▶ [Input records]
▽
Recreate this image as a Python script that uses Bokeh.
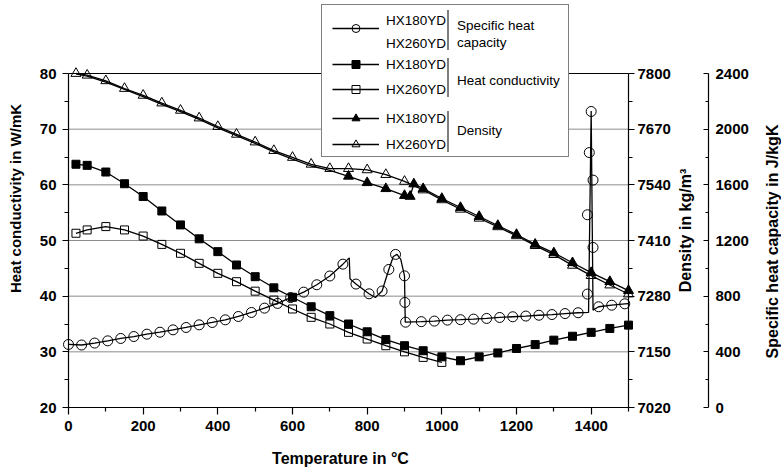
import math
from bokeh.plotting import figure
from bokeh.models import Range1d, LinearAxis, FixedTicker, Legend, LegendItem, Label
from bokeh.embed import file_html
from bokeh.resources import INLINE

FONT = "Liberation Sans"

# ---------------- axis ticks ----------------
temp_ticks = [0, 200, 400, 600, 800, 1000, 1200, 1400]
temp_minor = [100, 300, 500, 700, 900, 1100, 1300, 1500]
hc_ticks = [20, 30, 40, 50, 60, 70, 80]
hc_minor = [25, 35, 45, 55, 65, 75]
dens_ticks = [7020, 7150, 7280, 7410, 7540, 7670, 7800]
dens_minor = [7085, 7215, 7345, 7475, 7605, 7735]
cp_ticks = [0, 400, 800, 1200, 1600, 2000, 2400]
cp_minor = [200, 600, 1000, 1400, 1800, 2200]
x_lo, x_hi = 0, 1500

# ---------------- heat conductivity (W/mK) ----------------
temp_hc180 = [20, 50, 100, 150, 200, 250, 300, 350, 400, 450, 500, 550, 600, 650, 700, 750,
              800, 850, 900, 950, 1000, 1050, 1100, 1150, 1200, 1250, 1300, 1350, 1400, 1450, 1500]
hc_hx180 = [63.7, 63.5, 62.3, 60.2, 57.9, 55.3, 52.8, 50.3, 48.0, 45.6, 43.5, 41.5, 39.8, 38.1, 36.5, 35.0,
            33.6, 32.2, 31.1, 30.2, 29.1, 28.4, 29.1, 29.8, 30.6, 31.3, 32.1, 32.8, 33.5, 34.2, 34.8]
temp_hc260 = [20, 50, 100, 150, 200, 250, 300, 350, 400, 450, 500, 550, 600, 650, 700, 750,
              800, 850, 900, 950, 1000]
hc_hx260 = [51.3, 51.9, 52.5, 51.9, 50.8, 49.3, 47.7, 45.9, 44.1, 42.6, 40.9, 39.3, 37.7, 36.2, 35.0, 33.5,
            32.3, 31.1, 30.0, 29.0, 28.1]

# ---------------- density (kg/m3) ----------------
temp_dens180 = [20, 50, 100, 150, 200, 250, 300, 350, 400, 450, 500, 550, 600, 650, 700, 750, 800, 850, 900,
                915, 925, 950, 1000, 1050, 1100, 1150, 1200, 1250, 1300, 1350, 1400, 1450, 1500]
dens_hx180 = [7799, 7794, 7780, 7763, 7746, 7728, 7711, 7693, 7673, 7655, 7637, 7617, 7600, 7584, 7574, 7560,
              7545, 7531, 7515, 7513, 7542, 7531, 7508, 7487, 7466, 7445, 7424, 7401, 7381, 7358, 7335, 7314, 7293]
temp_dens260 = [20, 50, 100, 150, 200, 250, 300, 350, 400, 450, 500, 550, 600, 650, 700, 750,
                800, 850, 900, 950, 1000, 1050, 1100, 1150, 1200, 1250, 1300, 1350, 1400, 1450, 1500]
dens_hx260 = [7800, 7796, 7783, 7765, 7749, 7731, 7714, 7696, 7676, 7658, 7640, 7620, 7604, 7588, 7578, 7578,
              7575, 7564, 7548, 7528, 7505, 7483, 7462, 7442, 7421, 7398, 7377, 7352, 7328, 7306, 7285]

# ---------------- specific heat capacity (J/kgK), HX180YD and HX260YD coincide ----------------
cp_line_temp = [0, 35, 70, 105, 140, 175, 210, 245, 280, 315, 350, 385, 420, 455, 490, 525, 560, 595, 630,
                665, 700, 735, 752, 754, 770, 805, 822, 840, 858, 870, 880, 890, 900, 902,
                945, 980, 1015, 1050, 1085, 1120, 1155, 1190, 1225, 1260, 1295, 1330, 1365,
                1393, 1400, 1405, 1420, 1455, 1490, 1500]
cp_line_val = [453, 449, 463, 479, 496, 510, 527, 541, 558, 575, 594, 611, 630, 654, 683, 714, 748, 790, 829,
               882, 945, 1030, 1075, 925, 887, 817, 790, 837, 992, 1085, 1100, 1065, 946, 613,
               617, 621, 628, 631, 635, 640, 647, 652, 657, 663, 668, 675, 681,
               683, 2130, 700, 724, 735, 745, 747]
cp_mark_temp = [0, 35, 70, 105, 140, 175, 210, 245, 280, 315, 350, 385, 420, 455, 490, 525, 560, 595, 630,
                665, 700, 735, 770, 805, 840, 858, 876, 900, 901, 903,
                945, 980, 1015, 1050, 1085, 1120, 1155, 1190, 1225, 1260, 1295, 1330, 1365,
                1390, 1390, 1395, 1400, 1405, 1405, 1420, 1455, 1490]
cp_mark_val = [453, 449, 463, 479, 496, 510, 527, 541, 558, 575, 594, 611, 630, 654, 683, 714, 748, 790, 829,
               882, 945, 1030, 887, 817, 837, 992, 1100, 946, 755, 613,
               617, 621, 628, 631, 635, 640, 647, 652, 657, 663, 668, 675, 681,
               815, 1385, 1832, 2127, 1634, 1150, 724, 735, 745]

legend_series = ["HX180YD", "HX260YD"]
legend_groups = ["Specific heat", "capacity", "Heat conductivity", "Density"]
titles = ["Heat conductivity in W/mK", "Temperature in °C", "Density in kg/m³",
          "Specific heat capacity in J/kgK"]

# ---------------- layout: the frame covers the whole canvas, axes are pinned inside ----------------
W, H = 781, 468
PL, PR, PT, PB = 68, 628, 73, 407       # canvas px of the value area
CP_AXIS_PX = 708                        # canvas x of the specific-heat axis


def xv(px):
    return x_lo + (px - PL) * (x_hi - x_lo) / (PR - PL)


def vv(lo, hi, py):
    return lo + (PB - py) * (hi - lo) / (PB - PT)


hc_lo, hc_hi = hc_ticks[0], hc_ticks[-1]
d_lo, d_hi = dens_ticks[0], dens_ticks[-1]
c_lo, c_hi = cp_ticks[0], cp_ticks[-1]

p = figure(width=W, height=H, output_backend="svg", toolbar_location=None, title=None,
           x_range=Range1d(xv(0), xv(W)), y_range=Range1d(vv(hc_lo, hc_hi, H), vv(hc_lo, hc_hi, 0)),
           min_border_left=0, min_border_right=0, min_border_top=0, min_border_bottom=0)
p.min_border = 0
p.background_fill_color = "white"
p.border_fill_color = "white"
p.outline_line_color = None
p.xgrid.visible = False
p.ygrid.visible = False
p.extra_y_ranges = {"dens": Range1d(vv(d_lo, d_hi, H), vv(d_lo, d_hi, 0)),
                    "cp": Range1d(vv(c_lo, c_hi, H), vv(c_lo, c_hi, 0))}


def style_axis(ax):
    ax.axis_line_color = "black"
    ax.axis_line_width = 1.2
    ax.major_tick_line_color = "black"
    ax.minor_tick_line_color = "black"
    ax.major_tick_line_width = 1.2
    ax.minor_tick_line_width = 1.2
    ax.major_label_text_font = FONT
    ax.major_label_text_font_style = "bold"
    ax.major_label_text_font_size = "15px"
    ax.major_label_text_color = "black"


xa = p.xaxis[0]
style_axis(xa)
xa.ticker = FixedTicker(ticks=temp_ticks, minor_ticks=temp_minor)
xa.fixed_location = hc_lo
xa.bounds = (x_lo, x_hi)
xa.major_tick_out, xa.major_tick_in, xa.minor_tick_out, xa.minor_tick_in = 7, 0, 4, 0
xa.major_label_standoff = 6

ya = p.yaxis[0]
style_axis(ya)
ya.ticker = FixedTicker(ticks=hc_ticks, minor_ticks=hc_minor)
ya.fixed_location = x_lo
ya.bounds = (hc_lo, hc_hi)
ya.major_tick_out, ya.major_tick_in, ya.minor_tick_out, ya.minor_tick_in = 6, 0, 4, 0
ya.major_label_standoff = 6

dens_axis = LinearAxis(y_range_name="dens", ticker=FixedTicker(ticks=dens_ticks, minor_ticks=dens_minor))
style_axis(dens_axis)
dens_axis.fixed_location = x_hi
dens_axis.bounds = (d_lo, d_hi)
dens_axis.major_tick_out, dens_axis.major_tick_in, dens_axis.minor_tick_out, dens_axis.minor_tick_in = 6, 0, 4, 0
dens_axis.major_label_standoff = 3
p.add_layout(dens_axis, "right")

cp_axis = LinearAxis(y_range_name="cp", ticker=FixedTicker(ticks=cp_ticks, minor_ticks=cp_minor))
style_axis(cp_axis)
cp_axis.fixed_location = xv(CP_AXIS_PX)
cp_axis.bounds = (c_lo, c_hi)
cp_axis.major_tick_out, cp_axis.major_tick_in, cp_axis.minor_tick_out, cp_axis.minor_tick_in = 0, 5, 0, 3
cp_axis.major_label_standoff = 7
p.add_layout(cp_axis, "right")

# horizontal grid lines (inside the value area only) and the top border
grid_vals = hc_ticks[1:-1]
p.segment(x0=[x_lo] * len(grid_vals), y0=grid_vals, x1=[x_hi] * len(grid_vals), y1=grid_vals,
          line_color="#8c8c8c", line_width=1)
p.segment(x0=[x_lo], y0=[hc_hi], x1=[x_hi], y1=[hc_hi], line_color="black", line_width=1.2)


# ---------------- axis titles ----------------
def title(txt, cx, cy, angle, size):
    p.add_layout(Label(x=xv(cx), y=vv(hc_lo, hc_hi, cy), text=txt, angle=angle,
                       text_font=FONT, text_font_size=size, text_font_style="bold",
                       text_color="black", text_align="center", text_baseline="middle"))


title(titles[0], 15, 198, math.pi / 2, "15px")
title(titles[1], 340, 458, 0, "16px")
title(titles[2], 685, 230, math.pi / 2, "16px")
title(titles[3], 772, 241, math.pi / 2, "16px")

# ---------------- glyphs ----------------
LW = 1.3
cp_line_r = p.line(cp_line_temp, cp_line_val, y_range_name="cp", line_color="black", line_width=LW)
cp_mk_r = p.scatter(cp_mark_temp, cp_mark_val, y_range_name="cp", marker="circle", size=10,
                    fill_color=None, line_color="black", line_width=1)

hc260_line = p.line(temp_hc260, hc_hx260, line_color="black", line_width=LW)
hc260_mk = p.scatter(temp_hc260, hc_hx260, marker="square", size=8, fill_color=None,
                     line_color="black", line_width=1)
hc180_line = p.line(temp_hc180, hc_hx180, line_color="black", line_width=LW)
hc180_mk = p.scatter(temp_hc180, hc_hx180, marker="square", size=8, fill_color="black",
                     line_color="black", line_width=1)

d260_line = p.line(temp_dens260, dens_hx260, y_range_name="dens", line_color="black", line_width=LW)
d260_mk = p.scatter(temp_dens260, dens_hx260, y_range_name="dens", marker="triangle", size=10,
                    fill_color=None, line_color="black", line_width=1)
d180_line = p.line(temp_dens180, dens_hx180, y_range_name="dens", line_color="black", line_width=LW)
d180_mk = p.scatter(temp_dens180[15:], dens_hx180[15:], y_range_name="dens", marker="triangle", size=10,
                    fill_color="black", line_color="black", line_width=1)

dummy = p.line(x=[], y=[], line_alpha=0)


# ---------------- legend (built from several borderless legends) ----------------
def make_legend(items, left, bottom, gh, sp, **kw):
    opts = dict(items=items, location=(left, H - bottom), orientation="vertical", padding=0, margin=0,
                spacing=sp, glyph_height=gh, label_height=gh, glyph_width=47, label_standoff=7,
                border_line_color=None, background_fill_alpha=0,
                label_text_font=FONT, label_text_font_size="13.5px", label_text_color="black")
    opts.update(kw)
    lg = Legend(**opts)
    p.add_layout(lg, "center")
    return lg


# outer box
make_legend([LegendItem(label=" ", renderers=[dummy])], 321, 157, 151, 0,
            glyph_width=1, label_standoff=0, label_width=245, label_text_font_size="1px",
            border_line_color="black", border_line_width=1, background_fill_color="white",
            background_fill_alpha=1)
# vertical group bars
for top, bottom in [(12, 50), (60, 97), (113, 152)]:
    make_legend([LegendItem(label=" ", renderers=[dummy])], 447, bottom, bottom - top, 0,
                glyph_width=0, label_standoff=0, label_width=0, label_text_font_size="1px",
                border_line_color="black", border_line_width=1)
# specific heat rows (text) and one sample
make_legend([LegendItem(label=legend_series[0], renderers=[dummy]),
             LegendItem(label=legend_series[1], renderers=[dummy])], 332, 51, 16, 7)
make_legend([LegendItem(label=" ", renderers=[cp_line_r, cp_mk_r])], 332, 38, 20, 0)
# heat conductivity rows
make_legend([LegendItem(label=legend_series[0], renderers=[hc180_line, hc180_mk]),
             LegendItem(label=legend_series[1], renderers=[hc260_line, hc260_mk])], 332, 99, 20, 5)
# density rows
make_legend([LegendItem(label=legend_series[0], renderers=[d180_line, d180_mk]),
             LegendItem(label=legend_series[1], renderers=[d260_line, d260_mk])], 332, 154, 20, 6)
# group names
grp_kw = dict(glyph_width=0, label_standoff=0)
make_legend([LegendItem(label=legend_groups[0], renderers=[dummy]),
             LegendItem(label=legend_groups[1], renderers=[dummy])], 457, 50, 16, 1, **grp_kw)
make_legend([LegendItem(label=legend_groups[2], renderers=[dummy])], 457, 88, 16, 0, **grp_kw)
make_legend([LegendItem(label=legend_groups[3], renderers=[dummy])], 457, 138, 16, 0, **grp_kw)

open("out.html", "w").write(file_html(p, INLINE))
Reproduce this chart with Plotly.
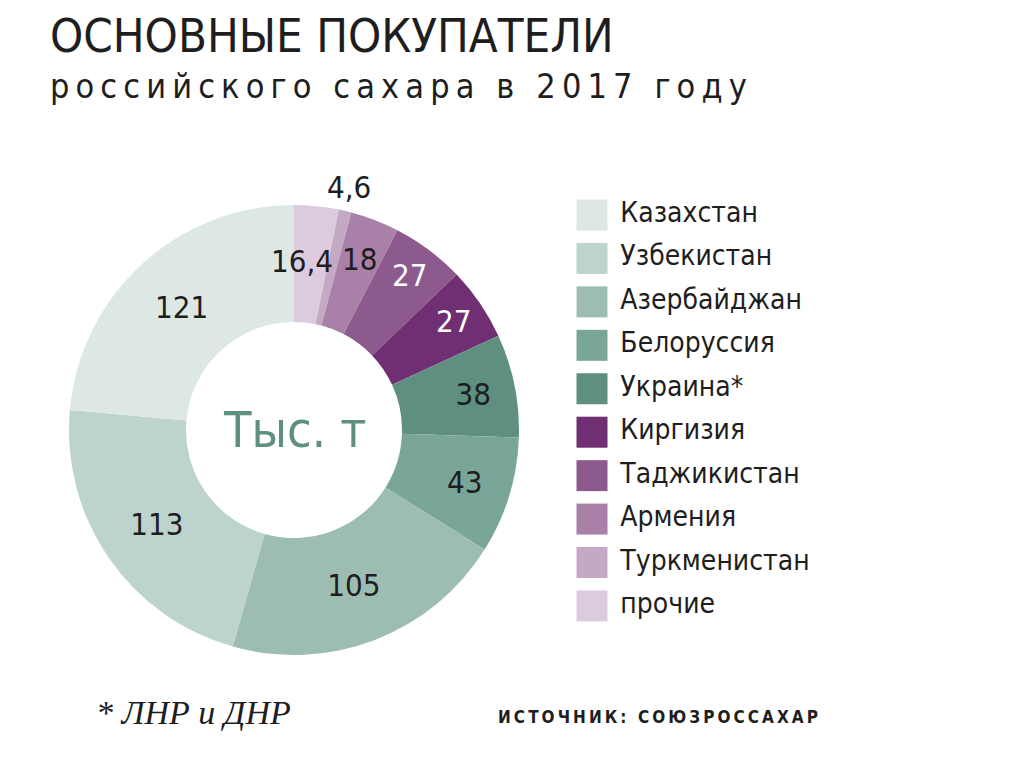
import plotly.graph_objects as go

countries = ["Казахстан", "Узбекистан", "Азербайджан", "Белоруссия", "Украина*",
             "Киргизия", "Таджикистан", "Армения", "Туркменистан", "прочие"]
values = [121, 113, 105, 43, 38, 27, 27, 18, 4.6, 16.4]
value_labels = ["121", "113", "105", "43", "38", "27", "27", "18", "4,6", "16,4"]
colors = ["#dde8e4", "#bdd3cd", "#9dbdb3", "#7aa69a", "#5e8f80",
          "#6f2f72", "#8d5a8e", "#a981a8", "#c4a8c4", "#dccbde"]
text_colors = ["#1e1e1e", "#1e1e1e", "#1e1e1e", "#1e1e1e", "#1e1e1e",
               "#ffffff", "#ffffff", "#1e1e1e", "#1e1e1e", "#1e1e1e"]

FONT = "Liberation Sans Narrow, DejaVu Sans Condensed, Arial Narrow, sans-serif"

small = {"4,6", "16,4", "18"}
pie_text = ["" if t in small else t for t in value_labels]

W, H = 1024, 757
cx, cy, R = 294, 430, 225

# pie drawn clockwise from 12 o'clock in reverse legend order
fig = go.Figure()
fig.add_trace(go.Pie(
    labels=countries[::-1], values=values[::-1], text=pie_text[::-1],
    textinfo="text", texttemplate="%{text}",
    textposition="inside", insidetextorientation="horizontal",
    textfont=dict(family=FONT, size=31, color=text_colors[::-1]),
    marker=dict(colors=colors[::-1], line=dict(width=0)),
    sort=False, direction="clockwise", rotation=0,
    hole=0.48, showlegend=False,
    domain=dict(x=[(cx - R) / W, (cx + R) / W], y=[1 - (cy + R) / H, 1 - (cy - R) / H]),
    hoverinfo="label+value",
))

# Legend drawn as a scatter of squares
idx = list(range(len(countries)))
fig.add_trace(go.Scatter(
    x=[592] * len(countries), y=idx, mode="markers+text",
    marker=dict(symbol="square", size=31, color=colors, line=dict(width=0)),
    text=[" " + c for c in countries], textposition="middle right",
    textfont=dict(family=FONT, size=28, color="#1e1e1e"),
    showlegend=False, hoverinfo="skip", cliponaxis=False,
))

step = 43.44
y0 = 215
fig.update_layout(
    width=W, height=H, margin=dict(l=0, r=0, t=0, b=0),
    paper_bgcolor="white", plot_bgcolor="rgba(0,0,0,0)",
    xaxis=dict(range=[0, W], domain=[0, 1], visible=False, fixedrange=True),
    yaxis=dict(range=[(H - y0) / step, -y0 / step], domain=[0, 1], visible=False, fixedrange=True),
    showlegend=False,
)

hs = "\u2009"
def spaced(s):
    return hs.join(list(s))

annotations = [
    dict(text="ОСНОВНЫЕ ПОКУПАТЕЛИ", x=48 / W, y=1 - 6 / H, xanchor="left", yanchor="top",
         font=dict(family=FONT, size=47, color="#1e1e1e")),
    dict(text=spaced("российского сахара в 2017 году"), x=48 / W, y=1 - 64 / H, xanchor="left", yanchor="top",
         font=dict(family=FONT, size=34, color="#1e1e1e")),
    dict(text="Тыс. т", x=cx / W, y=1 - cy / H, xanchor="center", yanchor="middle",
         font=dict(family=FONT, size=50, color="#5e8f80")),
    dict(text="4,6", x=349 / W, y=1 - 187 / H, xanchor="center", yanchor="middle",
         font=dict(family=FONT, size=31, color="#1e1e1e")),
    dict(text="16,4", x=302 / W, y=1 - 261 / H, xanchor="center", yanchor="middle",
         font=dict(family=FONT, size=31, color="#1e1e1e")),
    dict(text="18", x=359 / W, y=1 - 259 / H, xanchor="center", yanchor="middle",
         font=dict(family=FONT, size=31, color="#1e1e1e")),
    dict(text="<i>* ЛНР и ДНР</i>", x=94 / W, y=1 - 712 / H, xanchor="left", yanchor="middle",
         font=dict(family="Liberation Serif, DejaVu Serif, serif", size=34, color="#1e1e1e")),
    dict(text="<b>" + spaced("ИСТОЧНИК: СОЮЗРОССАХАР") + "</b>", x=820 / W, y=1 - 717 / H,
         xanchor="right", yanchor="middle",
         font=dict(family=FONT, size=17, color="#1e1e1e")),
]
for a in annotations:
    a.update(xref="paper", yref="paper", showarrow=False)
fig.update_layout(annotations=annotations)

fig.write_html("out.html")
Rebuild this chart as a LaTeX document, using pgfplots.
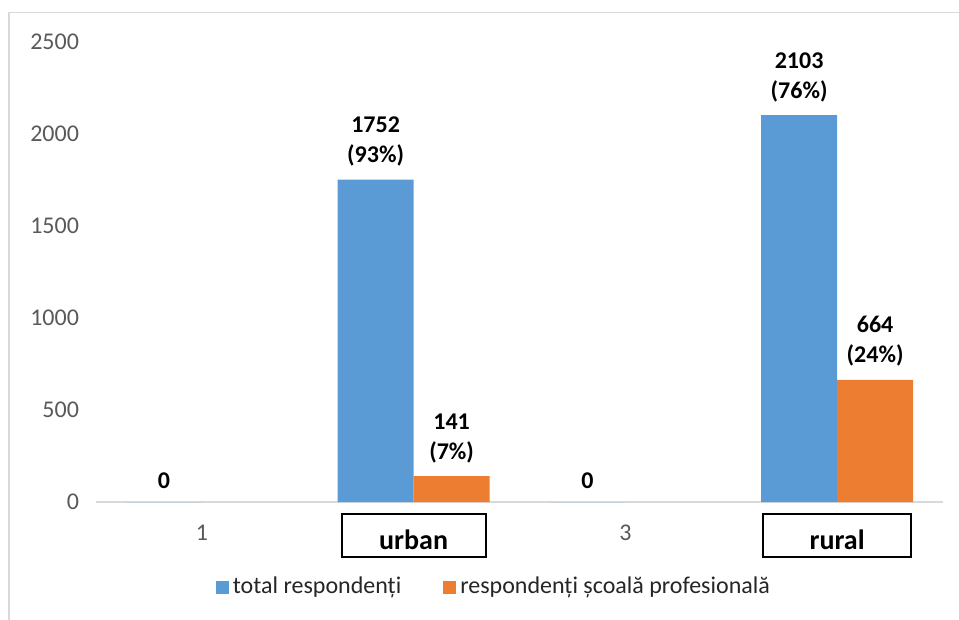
△
▶ [What you need to do]
Repeat the listing above from its first line through the line that contains "32.3, 31.1, 30.0, 29.0, 28.1]", both included, and nothing more. Drop the pictures.

▶ [Exercise response]
Recreate this image as a Python script that uses Bokeh.
import math
from bokeh.plotting import figure
from bokeh.models import Range1d, LinearAxis, FixedTicker, Legend, LegendItem, Label
from bokeh.embed import file_html
from bokeh.resources import INLINE

FONT = "Liberation Sans"

# ---------------- axis ticks ----------------
temp_ticks = [0, 200, 400, 600, 800, 1000, 1200, 1400]
temp_minor = [100, 300, 500, 700, 900, 1100, 1300, 1500]
hc_ticks = [20, 30, 40, 50, 60, 70, 80]
hc_minor = [25, 35, 45, 55, 65, 75]
dens_ticks = [7020, 7150, 7280, 7410, 7540, 7670, 7800]
dens_minor = [7085, 7215, 7345, 7475, 7605, 7735]
cp_ticks = [0, 400, 800, 1200, 1600, 2000, 2400]
cp_minor = [200, 600, 1000, 1400, 1800, 2200]
x_lo, x_hi = 0, 1500

# ---------------- heat conductivity (W/mK) ----------------
temp_hc180 = [20, 50, 100, 150, 200, 250, 300, 350, 400, 450, 500, 550, 600, 650, 700, 750,
              800, 850, 900, 950, 1000, 1050, 1100, 1150, 1200, 1250, 1300, 1350, 1400, 1450, 1500]
hc_hx180 = [63.7, 63.5, 62.3, 60.2, 57.9, 55.3, 52.8, 50.3, 48.0, 45.6, 43.5, 41.5, 39.8, 38.1, 36.5, 35.0,
            33.6, 32.2, 31.1, 30.2, 29.1, 28.4, 29.1, 29.8, 30.6, 31.3, 32.1, 32.8, 33.5, 34.2, 34.8]
temp_hc260 = [20, 50, 100, 150, 200, 250, 300, 350, 400, 450, 500, 550, 600, 650, 700, 750,
              800, 850, 900, 950, 1000]
hc_hx260 = [51.3, 51.9, 52.5, 51.9, 50.8, 49.3, 47.7, 45.9, 44.1, 42.6, 40.9, 39.3, 37.7, 36.2, 35.0, 33.5,
            32.3, 31.1, 30.0, 29.0, 28.1]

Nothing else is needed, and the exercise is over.